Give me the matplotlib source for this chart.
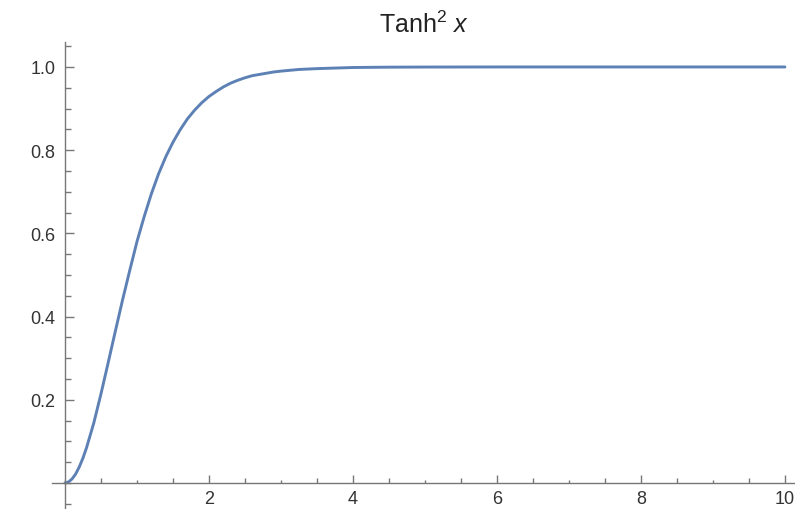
import matplotlib
matplotlib.use("Agg")
import matplotlib.pyplot as plt
from matplotlib.ticker import MultipleLocator, FixedLocator

plt.rcParams['font.family'] = ['Liberation Sans', 'DejaVu Sans']
plt.rcParams['mathtext.fontset'] = 'custom'
plt.rcParams['mathtext.rm'] = 'Liberation Sans'
plt.rcParams['mathtext.it'] = 'Liberation Sans:italic'

# curve samples, x and tanh^2 x
x_vals = [0.0, 0.05, 0.1, 0.15, 0.2, 0.25, 0.3, 0.4, 0.5, 0.6, 0.7, 0.8, 0.9,
          1.0, 1.1, 1.2, 1.3, 1.4, 1.5, 1.6, 1.7, 1.8, 1.9,
          2.0, 2.1, 2.2, 2.3, 2.4, 2.5, 2.6, 2.7, 2.8, 2.9,
          3.0, 3.25, 3.5, 4.0, 4.5, 5.0, 6.0, 7.0, 8.0, 9.0, 10.0]
y_vals = [0.000, 0.0025, 0.010, 0.022, 0.039, 0.060, 0.085, 0.144, 0.214, 0.289,
          0.365, 0.440, 0.511,
          0.580, 0.640, 0.695, 0.743, 0.784, 0.819, 0.849, 0.875, 0.896, 0.914,
          0.929, 0.941, 0.952, 0.961, 0.968, 0.974, 0.979, 0.982, 0.985, 0.988,
          0.990, 0.994, 0.996, 0.9987, 0.9995, 0.9998, 1.0, 1.0, 1.0, 1.0, 1.0]

x_ticks = [2, 4, 6, 8, 10]
y_ticks = [0.2, 0.4, 0.6, 0.8, 1.0]
y_ticklabels = ['0.2', '0.4', '0.6', '0.8', '1.0']

axis_color = '#777777'
label_color = '#333333'
line_color = '#5e81b5'

fig = plt.figure(figsize=(7.95, 5.10), dpi=100)
ax = fig.add_axes([52 / 795, 0, 743 / 795, 467 / 510])

ax.plot(x_vals, y_vals, color=line_color, lw=2.1,
        solid_capstyle='round', solid_joinstyle='round')

ax.set_xlim(-0.18, 10.14)
ax.set_ylim(-0.0625, 1.06)

# axes cross at the origin
for side in ('top', 'right'):
    ax.spines[side].set_visible(False)
ax.spines['left'].set_position(('data', 0))
ax.spines['bottom'].set_position(('data', 0))
for side in ('left', 'bottom'):
    ax.spines[side].set_color(axis_color)
    ax.spines[side].set_linewidth(1.0)

ax.xaxis.set_major_locator(FixedLocator(x_ticks))
ax.xaxis.set_minor_locator(MultipleLocator(0.5))
ax.set_xticklabels([str(t) for t in x_ticks])
ax.yaxis.set_major_locator(FixedLocator(y_ticks))
ax.yaxis.set_minor_locator(MultipleLocator(0.05))
ax.set_yticklabels(y_ticklabels)

ax.tick_params(which='both', direction='in', color=axis_color, width=1.0,
               labelcolor=label_color, labelsize=13)
ax.tick_params(axis='x', which='major', length=6, pad=5)
ax.tick_params(axis='x', which='minor', length=3.5)
ax.tick_params(axis='y', which='major', length=6.5, pad=7)
ax.tick_params(axis='y', which='minor', length=4)

# odd integer minor ticks on x are shorter
for loc, tick in zip(ax.xaxis.get_minorticklocs(), ax.xaxis.get_minor_ticks()):
    if abs(loc - round(loc)) < 1e-6:
        tick.tick1line.set_markersize(2)

ax.set_title(r'Tanh$^{2}$ $x$', fontsize=18, color='#222222', pad=7)

fig.savefig('out.png', dpi=100)
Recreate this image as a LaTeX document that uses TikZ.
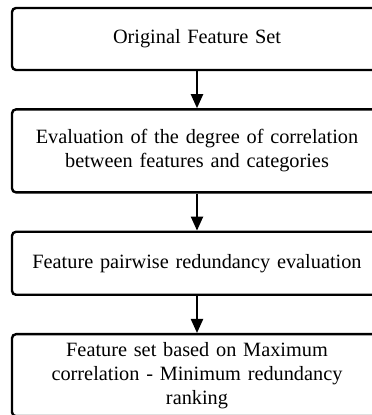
\documentclass[tikz,border=0pt]{standalone}
\usepackage{fontspec}
\setmainfont{Liberation Serif}
\usetikzlibrary{positioning,arrows.meta}

\begin{document}
\begin{tikzpicture}[x=1pt, y=1pt,
    stage/.style={draw, line width=2.4pt, rounded corners=4pt,
      minimum width=370pt, text width=355pt, align=center,
      font=\fontsize{20.3}{24}\selectfont, inner sep=0pt},
    flow/.style={line width=2.2pt, -{Triangle[width=12pt,length=14pt]}}]
  \useasboundingbox (0,0) rectangle (372,415);

  \node[stage, minimum height=62pt] (orig) at (197,376) {Original Feature Set};
  \node[stage, minimum height=83pt, below=37pt of orig] (corr)
    {Evaluation of the degree of correlation\\ between features and categories};
  \node[stage, minimum height=63pt, below=37pt of corr] (pair)
    {Feature pairwise redundancy evaluation};
  \node[stage, minimum height=82pt, below=37pt of pair] (rank)
    {Feature set based on Maximum\\ correlation - Minimum redundancy\\ ranking};

  \draw[flow] (orig) -- (corr);
  \draw[flow] (corr) -- (pair);
  \draw[flow] (pair) -- (rank);

\end{tikzpicture}
\end{document}
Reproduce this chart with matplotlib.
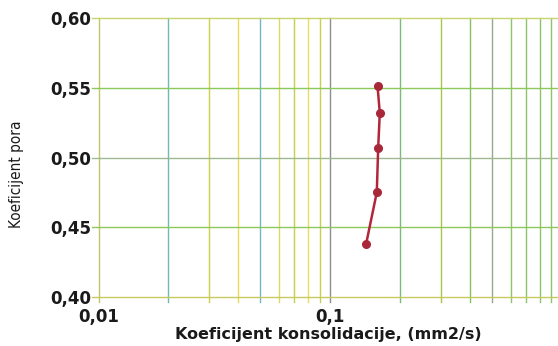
import numpy as np
import matplotlib
matplotlib.use('Agg')
from matplotlib import pyplot as plt
from matplotlib.ticker import FixedLocator, FixedFormatter, NullLocator

# data
cv = [0.160, 0.1636, 0.161, 0.1588, 0.1428]       # mm2/s
e_pora = [0.551, 0.532, 0.507, 0.475, 0.438]

x_ticks = [0.01, 0.1, 1.0]
x_tick_labels = ['0,01', '0,1', '1']
y_ticks = [0.40, 0.45, 0.50, 0.55, 0.60]
y_tick_labels = ['0,40', '0,45', '0,50', '0,55', '0,60']

x_grid = [0.01, 0.02, 0.03, 0.04, 0.05, 0.06, 0.07, 0.08, 0.09,
          0.1, 0.2, 0.3, 0.4, 0.5, 0.6, 0.7, 0.8, 0.9, 1.0]

# colours of the printed grid lines (scan has yellow / green / blue lines)
x_grid_colors = ['#c4c46a', '#6dbcae', '#c9d24a', '#e6dc55', '#74b4c8',
                 '#dcd866', '#c6d04c', '#e8df5a', '#c6cf52',
                 '#8e8e8e', '#79bb7a', '#a9c64c', '#86c060', '#98a88a',
                 '#8cc46c', '#8cc46c', '#8cc46c', '#8cc46c', '#8cc46c']
y_grid_colors = ['#c8c860', '#8cc85a', '#a0b890', '#8cc85a', '#c8d470']

W, H = 558, 346
fig = plt.figure(figsize=(W / 100, H / 100), dpi=100)
x0, x1 = 98.5, 562.0
y0, y1 = 18.0, 297.0
ax = fig.add_axes([x0 / W, 1 - y1 / H, (x1 - x0) / W, (y1 - y0) / H])

ax.set_xscale('log')
ax.set_xlim(0.01, 1.0)
ax.set_ylim(0.40, 0.60)
for s in ax.spines.values():
    s.set_visible(False)

for xv, c in zip(x_grid, x_grid_colors):
    ax.axvline(xv, ymin=-0.018, ymax=1, color=c, lw=1.0, clip_on=False, zorder=1)
for yv, c in zip(y_ticks, y_grid_colors):
    ax.axhline(yv, xmin=-0.014, xmax=1, color=c, lw=1.0, clip_on=False, zorder=1)

ax.plot(cv, e_pora, color='#b3263a', lw=1.8, marker='o', ms=5.5,
        markerfacecolor='#a8283a', markeredgecolor='#a8283a', zorder=3)

ax.xaxis.set_major_locator(FixedLocator(x_ticks))
ax.xaxis.set_major_formatter(FixedFormatter(x_tick_labels))
ax.xaxis.set_minor_locator(NullLocator())
ax.yaxis.set_major_locator(FixedLocator(y_ticks))
ax.yaxis.set_major_formatter(FixedFormatter(y_tick_labels))
ax.tick_params(axis='both', length=0, labelsize=12, colors='#1a1a1a')
ax.tick_params(axis='x', pad=8)
ax.tick_params(axis='y', pad=5)
for lab in ax.get_xticklabels() + ax.get_yticklabels():
    lab.set_fontweight('bold')

fig.text(328 / W, 1 - 335 / H, 'Koeficijent konsolidacije, (mm2/s)',
         ha='center', va='center', fontsize=11.5, fontweight='bold', color='#1a1a1a')
fig.text(17 / W, 1 - 174 / H, 'Koeficijent pora', rotation=90,
         ha='center', va='center', fontsize=11, color='#1a1a1a',
         family=['Liberation Sans Narrow', 'DejaVu Sans'], fontstretch='condensed')

fig.savefig('out.png', dpi=100)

━━━━━━━━━━━━━━━━━━━━━━━━━━━━━━

Beginning with the line above that contains "Recreate this image" and finishing with the line that contains "set based on", print those lines exactly and only. Skip all pictures.

▸ Task solution:
Recreate this image as a LaTeX document that uses TikZ.
\documentclass[tikz,border=0pt]{standalone}
\usepackage{fontspec}
\setmainfont{Liberation Serif}
\usetikzlibrary{positioning,arrows.meta}

\begin{document}
\begin{tikzpicture}[x=1pt, y=1pt,
    stage/.style={draw, line width=2.4pt, rounded corners=4pt,
      minimum width=370pt, text width=355pt, align=center,
      font=\fontsize{20.3}{24}\selectfont, inner sep=0pt},
    flow/.style={line width=2.2pt, -{Triangle[width=12pt,length=14pt]}}]
  \useasboundingbox (0,0) rectangle (372,415);

  \node[stage, minimum height=62pt] (orig) at (197,376) {Original Feature Set};
  \node[stage, minimum height=83pt, below=37pt of orig] (corr)
    {Evaluation of the degree of correlation\\ between features and categories};
  \node[stage, minimum height=63pt, below=37pt of corr] (pair)
    {Feature pairwise redundancy evaluation};
  \node[stage, minimum height=82pt, below=37pt of pair] (rank)
    {Feature set based on Maximum\\ correlation - Minimum redundancy\\ ranking};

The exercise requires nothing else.